- [DATA SHOWN]
^^^^^^^^^^^^^^^^

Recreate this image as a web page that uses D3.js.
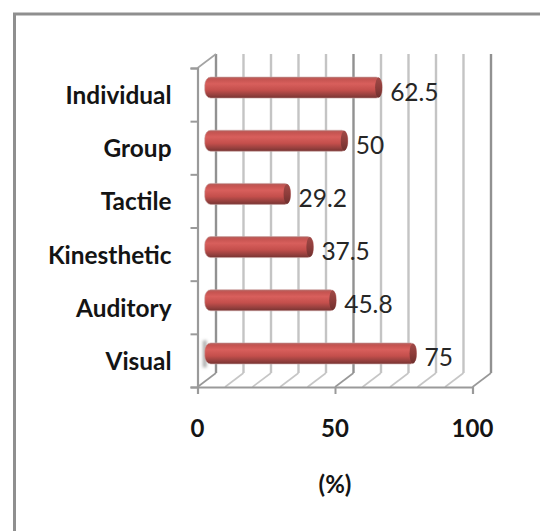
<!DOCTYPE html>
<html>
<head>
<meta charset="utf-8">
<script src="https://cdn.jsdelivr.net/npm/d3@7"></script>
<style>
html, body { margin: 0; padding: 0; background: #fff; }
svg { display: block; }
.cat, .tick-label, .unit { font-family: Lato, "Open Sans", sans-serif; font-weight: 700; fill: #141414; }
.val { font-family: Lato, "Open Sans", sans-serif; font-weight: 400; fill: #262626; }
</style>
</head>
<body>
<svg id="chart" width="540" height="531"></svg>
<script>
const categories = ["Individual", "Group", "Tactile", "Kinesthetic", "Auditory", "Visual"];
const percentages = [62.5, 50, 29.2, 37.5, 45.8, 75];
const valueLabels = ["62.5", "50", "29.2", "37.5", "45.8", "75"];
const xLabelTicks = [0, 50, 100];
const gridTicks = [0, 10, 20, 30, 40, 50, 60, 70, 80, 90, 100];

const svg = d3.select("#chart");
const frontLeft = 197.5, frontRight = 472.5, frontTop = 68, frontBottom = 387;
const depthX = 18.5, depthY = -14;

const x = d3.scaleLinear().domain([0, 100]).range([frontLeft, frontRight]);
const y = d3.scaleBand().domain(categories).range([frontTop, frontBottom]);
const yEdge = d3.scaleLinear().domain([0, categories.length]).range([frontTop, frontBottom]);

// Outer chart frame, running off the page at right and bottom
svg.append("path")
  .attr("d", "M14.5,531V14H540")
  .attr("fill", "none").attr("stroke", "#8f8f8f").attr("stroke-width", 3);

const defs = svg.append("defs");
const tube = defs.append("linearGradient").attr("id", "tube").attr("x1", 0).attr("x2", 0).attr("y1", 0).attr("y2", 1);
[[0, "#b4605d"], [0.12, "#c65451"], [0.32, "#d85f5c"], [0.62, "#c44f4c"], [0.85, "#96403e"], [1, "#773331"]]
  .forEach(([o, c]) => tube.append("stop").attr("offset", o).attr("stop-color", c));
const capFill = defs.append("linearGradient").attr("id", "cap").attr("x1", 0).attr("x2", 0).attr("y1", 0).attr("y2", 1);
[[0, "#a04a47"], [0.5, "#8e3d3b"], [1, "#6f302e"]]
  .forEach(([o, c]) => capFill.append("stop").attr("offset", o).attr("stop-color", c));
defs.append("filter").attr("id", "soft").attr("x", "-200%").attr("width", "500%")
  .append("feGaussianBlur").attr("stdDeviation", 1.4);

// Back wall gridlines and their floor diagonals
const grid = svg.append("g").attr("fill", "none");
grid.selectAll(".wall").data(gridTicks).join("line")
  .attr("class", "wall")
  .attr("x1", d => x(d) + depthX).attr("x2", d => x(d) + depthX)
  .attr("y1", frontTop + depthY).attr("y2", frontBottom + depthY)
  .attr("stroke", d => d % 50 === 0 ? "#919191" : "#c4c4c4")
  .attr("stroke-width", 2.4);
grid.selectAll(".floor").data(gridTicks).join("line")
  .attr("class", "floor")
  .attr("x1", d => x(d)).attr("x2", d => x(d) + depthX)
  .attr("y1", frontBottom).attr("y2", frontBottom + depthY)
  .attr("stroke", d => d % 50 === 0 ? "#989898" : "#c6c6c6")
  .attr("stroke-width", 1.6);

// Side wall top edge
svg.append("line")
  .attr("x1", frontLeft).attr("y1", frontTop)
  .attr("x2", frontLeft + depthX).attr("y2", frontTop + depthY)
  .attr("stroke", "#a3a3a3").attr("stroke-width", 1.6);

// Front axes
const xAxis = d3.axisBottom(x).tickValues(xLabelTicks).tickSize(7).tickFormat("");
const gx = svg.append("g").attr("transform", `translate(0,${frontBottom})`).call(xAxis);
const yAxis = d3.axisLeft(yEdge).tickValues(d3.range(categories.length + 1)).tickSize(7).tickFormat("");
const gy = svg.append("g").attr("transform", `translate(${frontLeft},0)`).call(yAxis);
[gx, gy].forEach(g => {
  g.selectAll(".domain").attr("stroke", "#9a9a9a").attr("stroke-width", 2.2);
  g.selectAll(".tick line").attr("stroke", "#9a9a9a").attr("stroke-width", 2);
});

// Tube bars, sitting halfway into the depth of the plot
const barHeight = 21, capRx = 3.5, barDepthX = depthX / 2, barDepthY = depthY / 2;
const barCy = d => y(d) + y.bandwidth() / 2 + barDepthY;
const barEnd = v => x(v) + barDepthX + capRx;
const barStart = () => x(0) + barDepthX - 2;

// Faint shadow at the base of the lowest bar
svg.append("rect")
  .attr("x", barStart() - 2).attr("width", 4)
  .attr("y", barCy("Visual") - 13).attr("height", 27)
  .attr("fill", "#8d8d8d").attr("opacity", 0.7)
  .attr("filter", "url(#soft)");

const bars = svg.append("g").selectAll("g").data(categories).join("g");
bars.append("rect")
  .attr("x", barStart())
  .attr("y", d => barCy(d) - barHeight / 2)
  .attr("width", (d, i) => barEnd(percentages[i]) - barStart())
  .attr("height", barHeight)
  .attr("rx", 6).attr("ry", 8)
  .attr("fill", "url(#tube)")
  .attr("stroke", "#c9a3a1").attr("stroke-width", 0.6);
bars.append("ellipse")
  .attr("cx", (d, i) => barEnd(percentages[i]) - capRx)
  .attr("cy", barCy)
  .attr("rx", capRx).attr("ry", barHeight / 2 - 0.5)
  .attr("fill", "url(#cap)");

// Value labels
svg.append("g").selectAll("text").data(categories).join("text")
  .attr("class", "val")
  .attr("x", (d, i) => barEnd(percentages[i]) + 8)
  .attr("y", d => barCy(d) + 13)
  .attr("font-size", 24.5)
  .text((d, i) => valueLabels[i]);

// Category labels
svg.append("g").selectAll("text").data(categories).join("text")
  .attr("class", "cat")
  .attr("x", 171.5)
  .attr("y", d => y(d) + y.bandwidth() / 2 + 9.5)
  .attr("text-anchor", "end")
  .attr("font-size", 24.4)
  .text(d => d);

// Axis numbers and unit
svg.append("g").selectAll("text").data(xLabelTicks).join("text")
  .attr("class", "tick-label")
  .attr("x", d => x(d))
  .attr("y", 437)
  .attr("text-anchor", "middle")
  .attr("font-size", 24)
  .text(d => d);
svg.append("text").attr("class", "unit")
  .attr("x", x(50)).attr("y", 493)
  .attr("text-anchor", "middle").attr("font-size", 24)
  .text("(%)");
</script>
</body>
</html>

^^^^^^^^^^^^^^^^

Your task is to repeat the material above exactly, without its pictures.

- [SOLUTION TO THIS PROBLEM]
Recreate this image as a web page that uses D3.js.
<!DOCTYPE html>
<html>
<head>
<meta charset="utf-8">
<script src="https://cdn.jsdelivr.net/npm/d3@7"></script>
<style>
html, body { margin: 0; padding: 0; background: #fff; }
svg { display: block; }
.cat, .tick-label, .unit { font-family: Lato, "Open Sans", sans-serif; font-weight: 700; fill: #141414; }
.val { font-family: Lato, "Open Sans", sans-serif; font-weight: 400; fill: #262626; }
</style>
</head>
<body>
<svg id="chart" width="540" height="531"></svg>
<script>
const categories = ["Individual", "Group", "Tactile", "Kinesthetic", "Auditory", "Visual"];
const percentages = [62.5, 50, 29.2, 37.5, 45.8, 75];
const valueLabels = ["62.5", "50", "29.2", "37.5", "45.8", "75"];
const xLabelTicks = [0, 50, 100];
const gridTicks = [0, 10, 20, 30, 40, 50, 60, 70, 80, 90, 100];

const svg = d3.select("#chart");
const frontLeft = 197.5, frontRight = 472.5, frontTop = 68, frontBottom = 387;
const depthX = 18.5, depthY = -14;

const x = d3.scaleLinear().domain([0, 100]).range([frontLeft, frontRight]);
const y = d3.scaleBand().domain(categories).range([frontTop, frontBottom]);
const yEdge = d3.scaleLinear().domain([0, categories.length]).range([frontTop, frontBottom]);

// Outer chart frame, running off the page at right and bottom
svg.append("path")
  .attr("d", "M14.5,531V14H540")
  .attr("fill", "none").attr("stroke", "#8f8f8f").attr("stroke-width", 3);

const defs = svg.append("defs");
const tube = defs.append("linearGradient").attr("id", "tube").attr("x1", 0).attr("x2", 0).attr("y1", 0).attr("y2", 1);
[[0, "#b4605d"], [0.12, "#c65451"], [0.32, "#d85f5c"], [0.62, "#c44f4c"], [0.85, "#96403e"], [1, "#773331"]]
  .forEach(([o, c]) => tube.append("stop").attr("offset", o).attr("stop-color", c));
const capFill = defs.append("linearGradient").attr("id", "cap").attr("x1", 0).attr("x2", 0).attr("y1", 0).attr("y2", 1);
[[0, "#a04a47"], [0.5, "#8e3d3b"], [1, "#6f302e"]]
  .forEach(([o, c]) => capFill.append("stop").attr("offset", o).attr("stop-color", c));
defs.append("filter").attr("id", "soft").attr("x", "-200%").attr("width", "500%")
  .append("feGaussianBlur").attr("stdDeviation", 1.4);

// Back wall gridlines and their floor diagonals
const grid = svg.append("g").attr("fill", "none");
grid.selectAll(".wall").data(gridTicks).join("line")
  .attr("class", "wall")
  .attr("x1", d => x(d) + depthX).attr("x2", d => x(d) + depthX)
  .attr("y1", frontTop + depthY).attr("y2", frontBottom + depthY)
  .attr("stroke", d => d % 50 === 0 ? "#919191" : "#c4c4c4")
  .attr("stroke-width", 2.4);
grid.selectAll(".floor").data(gridTicks).join("line")
  .attr("class", "floor")
  .attr("x1", d => x(d)).attr("x2", d => x(d) + depthX)
  .attr("y1", frontBottom).attr("y2", frontBottom + depthY)
  .attr("stroke", d => d % 50 === 0 ? "#989898" : "#c6c6c6")
  .attr("stroke-width", 1.6);

// Side wall top edge
svg.append("line")
  .attr("x1", frontLeft).attr("y1", frontTop)
  .attr("x2", frontLeft + depthX).attr("y2", frontTop + depthY)
  .attr("stroke", "#a3a3a3").attr("stroke-width", 1.6);

// Front axes
const xAxis = d3.axisBottom(x).tickValues(xLabelTicks).tickSize(7).tickFormat("");
const gx = svg.append("g").attr("transform", `translate(0,${frontBottom})`).call(xAxis);
const yAxis = d3.axisLeft(yEdge).tickValues(d3.range(categories.length + 1)).tickSize(7).tickFormat("");
const gy = svg.append("g").attr("transform", `translate(${frontLeft},0)`).call(yAxis);
[gx, gy].forEach(g => {
  g.selectAll(".domain").attr("stroke", "#9a9a9a").attr("stroke-width", 2.2);
  g.selectAll(".tick line").attr("stroke", "#9a9a9a").attr("stroke-width", 2);
});

// Tube bars, sitting halfway into the depth of the plot
const barHeight = 21, capRx = 3.5, barDepthX = depthX / 2, barDepthY = depthY / 2;
const barCy = d => y(d) + y.bandwidth() / 2 + barDepthY;
const barEnd = v => x(v) + barDepthX + capRx;
const barStart = () => x(0) + barDepthX - 2;

// Faint shadow at the base of the lowest bar
svg.append("rect")
  .attr("x", barStart() - 2).attr("width", 4)
  .attr("y", barCy("Visual") - 13).attr("height", 27)
  .attr("fill", "#8d8d8d").attr("opacity", 0.7)
  .attr("filter", "url(#soft)");

const bars = svg.append("g").selectAll("g").data(categories).join("g");
bars.append("rect")
  .attr("x", barStart())
  .attr("y", d => barCy(d) - barHeight / 2)
  .attr("width", (d, i) => barEnd(percentages[i]) - barStart())
  .attr("height", barHeight)
  .attr("rx", 6).attr("ry", 8)
  .attr("fill", "url(#tube)")
  .attr("stroke", "#c9a3a1").attr("stroke-width", 0.6);
bars.append("ellipse")
  .attr("cx", (d, i) => barEnd(percentages[i]) - capRx)
  .attr("cy", barCy)
  .attr("rx", capRx).attr("ry", barHeight / 2 - 0.5)
  .attr("fill", "url(#cap)");

// Value labels
svg.append("g").selectAll("text").data(categories).join("text")
  .attr("class", "val")
  .attr("x", (d, i) => barEnd(percentages[i]) + 8)
  .attr("y", d => barCy(d) + 13)
  .attr("font-size", 24.5)
  .text((d, i) => valueLabels[i]);

// Category labels
svg.append("g").selectAll("text").data(categories).join("text")
  .attr("class", "cat")
  .attr("x", 171.5)
  .attr("y", d => y(d) + y.bandwidth() / 2 + 9.5)
  .attr("text-anchor", "end")
  .attr("font-size", 24.4)
  .text(d => d);

// Axis numbers and unit
svg.append("g").selectAll("text").data(xLabelTicks).join("text")
  .attr("class", "tick-label")
  .attr("x", d => x(d))
  .attr("y", 437)
  .attr("text-anchor", "middle")
  .attr("font-size", 24)
  .text(d => d);
svg.append("text").attr("class", "unit")
  .attr("x", x(50)).attr("y", 493)
  .attr("text-anchor", "middle").attr("font-size", 24)
  .text("(%)");
</script>
</body>
</html>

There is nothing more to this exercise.